--- START The input ---
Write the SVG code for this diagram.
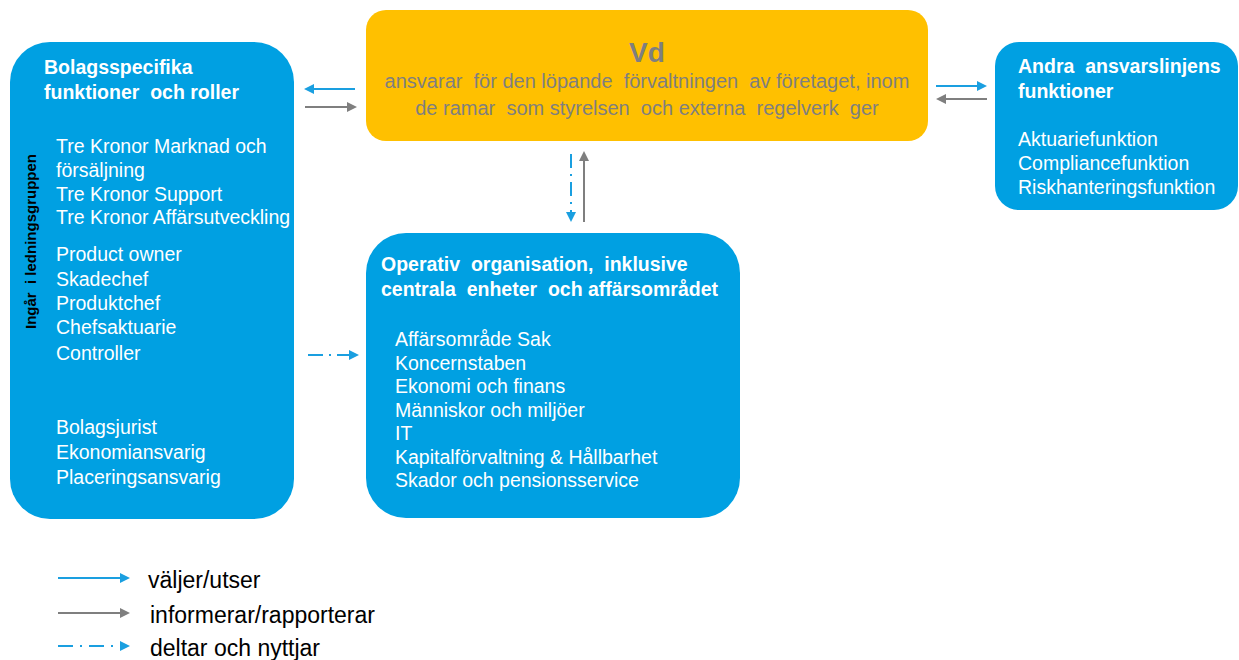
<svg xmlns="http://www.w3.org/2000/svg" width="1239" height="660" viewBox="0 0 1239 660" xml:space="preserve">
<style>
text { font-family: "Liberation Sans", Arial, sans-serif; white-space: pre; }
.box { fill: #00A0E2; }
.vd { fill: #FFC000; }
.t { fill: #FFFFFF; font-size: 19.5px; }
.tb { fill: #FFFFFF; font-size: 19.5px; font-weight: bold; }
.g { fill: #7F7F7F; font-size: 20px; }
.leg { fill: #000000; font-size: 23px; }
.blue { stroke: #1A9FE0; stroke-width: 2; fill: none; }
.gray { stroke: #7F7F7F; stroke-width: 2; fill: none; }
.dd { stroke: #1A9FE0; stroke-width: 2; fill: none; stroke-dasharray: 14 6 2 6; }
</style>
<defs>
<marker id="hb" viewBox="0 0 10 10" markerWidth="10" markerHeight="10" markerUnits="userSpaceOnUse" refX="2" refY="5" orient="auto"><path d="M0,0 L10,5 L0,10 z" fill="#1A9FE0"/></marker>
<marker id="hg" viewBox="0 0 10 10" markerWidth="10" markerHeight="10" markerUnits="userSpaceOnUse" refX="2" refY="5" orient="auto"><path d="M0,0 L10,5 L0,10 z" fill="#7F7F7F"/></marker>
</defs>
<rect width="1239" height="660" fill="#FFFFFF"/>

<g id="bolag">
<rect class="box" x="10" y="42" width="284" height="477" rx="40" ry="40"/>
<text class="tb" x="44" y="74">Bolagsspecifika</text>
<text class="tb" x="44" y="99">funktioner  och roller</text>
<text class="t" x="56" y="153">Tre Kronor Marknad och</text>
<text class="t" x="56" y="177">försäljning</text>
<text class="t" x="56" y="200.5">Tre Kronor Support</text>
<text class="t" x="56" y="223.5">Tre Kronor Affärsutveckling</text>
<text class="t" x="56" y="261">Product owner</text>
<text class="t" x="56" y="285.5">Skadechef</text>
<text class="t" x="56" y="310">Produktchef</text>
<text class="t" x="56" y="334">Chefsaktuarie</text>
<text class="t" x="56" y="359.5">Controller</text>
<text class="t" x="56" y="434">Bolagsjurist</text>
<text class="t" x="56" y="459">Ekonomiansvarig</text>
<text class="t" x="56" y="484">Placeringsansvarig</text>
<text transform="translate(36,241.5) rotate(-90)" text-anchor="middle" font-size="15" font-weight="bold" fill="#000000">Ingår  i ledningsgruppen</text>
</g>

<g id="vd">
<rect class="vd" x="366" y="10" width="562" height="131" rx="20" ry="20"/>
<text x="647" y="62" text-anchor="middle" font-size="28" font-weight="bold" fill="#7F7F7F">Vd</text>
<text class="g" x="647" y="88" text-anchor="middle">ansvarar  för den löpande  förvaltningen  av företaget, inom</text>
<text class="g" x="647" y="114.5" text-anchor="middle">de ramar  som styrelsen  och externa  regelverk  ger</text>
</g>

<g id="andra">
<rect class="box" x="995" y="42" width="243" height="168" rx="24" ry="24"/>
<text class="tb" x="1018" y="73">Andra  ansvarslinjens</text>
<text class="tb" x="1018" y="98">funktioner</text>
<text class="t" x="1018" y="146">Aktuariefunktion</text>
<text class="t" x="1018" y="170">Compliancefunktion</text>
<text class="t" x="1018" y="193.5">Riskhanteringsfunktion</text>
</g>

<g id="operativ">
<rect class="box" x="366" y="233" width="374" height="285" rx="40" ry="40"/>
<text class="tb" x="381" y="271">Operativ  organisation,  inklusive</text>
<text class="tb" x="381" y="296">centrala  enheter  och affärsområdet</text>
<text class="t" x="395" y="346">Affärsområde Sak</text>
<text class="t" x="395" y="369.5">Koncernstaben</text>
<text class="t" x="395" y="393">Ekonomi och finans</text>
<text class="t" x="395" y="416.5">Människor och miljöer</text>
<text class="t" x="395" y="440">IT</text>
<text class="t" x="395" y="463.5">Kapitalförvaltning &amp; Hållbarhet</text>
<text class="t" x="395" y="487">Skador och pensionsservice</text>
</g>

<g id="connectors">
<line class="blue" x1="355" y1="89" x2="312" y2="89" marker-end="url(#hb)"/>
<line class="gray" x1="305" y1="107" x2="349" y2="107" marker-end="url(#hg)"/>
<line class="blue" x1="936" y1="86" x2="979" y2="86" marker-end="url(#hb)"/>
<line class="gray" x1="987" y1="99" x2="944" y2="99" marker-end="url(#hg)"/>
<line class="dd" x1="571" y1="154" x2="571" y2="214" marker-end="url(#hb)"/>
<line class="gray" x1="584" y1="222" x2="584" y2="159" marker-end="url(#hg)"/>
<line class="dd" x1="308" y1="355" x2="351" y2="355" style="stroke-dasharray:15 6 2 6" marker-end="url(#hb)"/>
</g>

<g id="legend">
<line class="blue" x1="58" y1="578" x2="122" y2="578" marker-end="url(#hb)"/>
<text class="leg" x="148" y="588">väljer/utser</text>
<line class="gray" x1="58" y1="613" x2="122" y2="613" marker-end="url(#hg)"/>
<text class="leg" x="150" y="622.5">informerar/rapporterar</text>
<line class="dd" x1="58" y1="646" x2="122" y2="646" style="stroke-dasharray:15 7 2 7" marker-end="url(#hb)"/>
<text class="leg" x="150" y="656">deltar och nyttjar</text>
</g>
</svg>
--- END The input ---
--- START The input ---
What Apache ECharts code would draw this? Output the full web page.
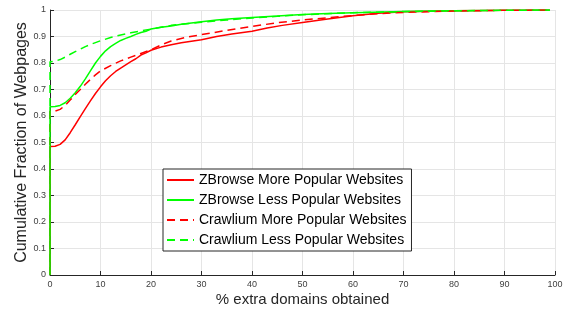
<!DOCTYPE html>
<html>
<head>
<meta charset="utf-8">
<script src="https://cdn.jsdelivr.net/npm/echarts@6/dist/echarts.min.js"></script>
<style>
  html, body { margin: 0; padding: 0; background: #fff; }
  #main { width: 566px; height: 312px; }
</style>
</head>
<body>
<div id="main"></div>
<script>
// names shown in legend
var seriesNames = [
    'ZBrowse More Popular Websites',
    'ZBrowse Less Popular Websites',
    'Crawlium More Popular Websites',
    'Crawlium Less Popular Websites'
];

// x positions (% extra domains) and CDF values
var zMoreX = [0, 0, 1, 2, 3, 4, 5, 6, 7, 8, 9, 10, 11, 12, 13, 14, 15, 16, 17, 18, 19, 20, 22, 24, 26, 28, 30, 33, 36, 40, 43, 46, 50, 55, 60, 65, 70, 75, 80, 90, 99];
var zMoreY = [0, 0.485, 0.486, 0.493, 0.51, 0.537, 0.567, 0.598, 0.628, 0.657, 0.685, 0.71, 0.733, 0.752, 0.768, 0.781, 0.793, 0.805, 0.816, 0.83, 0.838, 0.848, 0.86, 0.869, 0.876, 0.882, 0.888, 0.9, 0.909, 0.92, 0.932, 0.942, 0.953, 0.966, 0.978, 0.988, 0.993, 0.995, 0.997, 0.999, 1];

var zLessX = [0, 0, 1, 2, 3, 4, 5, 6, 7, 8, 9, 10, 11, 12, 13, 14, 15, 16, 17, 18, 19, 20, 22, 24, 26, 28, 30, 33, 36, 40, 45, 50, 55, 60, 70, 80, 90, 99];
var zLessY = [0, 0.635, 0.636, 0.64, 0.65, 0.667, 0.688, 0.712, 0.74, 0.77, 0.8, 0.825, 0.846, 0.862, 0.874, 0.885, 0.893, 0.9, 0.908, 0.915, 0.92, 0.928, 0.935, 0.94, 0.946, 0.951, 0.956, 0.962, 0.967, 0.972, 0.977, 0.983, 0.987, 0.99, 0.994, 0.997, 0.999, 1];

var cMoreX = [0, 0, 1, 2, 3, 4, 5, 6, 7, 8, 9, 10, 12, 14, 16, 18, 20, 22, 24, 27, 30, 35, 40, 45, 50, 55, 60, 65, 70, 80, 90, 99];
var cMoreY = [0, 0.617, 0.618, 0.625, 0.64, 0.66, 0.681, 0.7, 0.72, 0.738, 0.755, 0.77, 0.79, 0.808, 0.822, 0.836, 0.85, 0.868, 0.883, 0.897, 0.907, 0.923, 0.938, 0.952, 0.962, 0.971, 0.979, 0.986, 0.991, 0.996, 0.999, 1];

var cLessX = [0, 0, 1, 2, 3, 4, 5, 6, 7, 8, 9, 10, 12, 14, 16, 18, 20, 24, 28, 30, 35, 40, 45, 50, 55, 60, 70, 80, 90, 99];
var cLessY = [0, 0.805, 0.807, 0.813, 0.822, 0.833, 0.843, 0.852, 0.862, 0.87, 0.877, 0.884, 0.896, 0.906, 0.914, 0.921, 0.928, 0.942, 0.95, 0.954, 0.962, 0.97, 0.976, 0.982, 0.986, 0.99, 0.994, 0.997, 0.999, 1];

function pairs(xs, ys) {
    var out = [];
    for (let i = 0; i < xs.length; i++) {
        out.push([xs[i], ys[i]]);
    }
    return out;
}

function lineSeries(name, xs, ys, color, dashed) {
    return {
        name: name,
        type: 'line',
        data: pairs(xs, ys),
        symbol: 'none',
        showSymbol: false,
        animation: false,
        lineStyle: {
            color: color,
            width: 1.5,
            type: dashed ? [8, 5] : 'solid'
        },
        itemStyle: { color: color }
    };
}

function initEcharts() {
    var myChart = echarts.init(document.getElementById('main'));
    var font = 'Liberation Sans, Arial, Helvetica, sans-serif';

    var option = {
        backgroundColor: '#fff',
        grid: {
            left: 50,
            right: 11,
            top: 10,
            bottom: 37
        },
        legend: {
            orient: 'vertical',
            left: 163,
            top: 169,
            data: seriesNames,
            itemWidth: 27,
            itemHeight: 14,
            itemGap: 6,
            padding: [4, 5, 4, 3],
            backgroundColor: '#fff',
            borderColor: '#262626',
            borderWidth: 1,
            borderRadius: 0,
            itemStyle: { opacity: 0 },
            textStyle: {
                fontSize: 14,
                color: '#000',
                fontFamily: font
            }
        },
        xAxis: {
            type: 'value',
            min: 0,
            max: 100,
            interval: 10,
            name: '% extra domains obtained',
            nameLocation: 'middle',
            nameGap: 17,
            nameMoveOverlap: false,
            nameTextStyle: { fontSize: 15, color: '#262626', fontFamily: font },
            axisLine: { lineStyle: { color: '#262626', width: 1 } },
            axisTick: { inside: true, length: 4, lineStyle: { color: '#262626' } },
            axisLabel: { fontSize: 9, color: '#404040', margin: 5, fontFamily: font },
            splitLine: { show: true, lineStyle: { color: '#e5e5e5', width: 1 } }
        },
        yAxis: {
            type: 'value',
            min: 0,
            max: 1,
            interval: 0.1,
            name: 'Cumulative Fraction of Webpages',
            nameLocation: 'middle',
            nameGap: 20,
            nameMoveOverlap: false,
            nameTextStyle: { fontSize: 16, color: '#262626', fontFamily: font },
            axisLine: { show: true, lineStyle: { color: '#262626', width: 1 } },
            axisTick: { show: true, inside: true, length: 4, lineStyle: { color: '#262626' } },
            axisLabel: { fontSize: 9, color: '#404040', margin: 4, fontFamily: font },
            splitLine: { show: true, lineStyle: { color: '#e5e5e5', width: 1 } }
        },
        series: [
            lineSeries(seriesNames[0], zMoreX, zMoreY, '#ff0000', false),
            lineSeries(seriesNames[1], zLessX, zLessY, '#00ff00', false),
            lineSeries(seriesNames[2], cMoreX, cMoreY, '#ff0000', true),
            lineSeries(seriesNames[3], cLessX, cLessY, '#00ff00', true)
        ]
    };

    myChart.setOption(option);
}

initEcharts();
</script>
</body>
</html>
--- END The input ---
*Job:* Looking at the entries above, how many lines contain the word "code"? Answer with the number alone.

*Written answer:* 2